PS. В Ленинграде замышляется сборник памяти М. М. Зощенко. Просили и меня дать воспоминания. Я вспомнил, что когда-то, после смерти и похорон М. М., я записал свежие впечатления и — послал их Вам. Помню, что позже я был в Переделкине, гулял с К. И., и он просил разрешения перепечатать мой рассказ. Не сохранились ли эти мои заметки?[542] Вообще-то затея со сборником кажется мне сомнительной. И фигура трагическая, и слишком узок круг возможных авторов. Комиссия по наследству обращается лишь к тем, кто не лягал Михаила Михайловича. А из близких к нему людей многие уже ушли. Нет Жени Шварца, нет Вс. Иванова, Н. П. Акимова…
404. Л. К. Чуковская — А. И. Пантелееву
8/XI 75, Москва.
Дорогой Алексей Иванович. Вашу телеграмму в день памяти Корнея Ивановича мы получили. Спасибо Вам. Он всегда Вас помнил, всегда говорил с любовью и восхищением, всегда удивлялся: как это может кто-нибудь не знать, что живет среди нас классик — Пантелеев. А за Библиотеку был благодарен до смертного часа… В этом году, как и всегда, Люша и Клара Израилевна устроили выставку — блестящую. К нам ведь поступили из Стокгольма новые материалы: письма К. И. к моей матери, да еще одно письмо Репина к К. И., да еще описание всех материалов фонда Чуковского, оказавшегося невесть каким путем (из Финляндии?) в Стокгольме… Многое нам прислали в виде ксерокопий, которые мы и выставили. Затем Люша читала вслух куски из тетради К. И. «Что вспомнилось»: о Сологубе, о Гржебине, о Балтрушайтисе, о Кропоткине. В доме и на могиле было человек 35.

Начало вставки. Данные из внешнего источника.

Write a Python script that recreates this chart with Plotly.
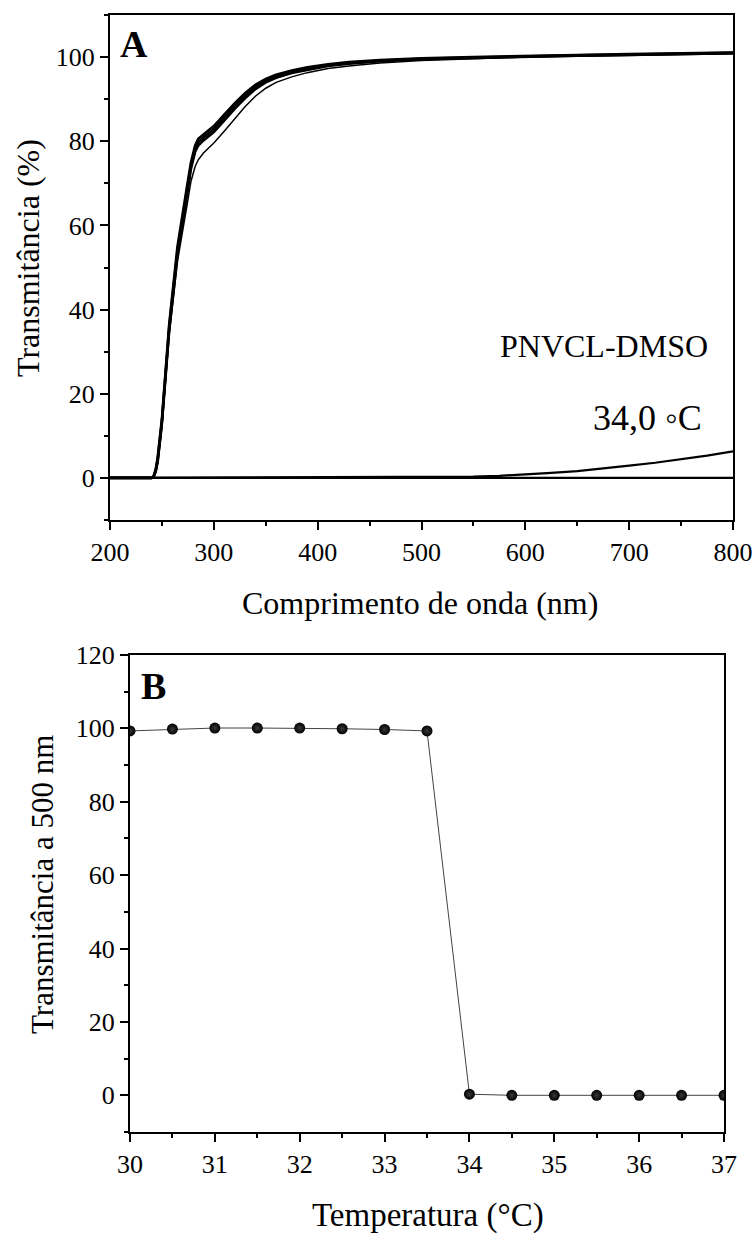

405. Л. К. Чуковская — А. И. Пантелееву
1 сентября 1976 г.
Дорогой Алексей Иванович. Пишу Вам вздор, вместо того, чтобы сразу поблагодарить за подарки. Колокольня Никольского собора прекрасна. Кем и в какие времена выстроен этот собор? А известны ли Вам стихи Тарковского памяти А. А.:
Когда у Николы МорскогоЛежала в цветах нищета —
если нет — пришлю.
406. А. И. Пантелеев — Л. К. Чуковской
Ленинград, 4.9.76.
Дорогая Лидочка!
Стихов Тарковского я не помню. Если пришлете — приму с благодарностью. Печатались они? Тогда много было написано о Никольском Морском соборе. Помню стихи Евтушенки, Смелякова (который безбожно напутал, упомянув что-то о петровских временах[543], тогда как Никольский собор строился гораздо позже — во времена Елизаветинские[544]. Строил его Савва Чевакинский — тот самый, автор Фонтанного Дома!).
Собор и его колокольня, на мой взгляд, — самый прекрасный из Ленинградских ансамблей. Вообще эти места — собор, Никольский рынок, Крюков канал — Лукомский называл красивейшими в Петербурге. Мне они дороги еще и потому, что это — места моего детства.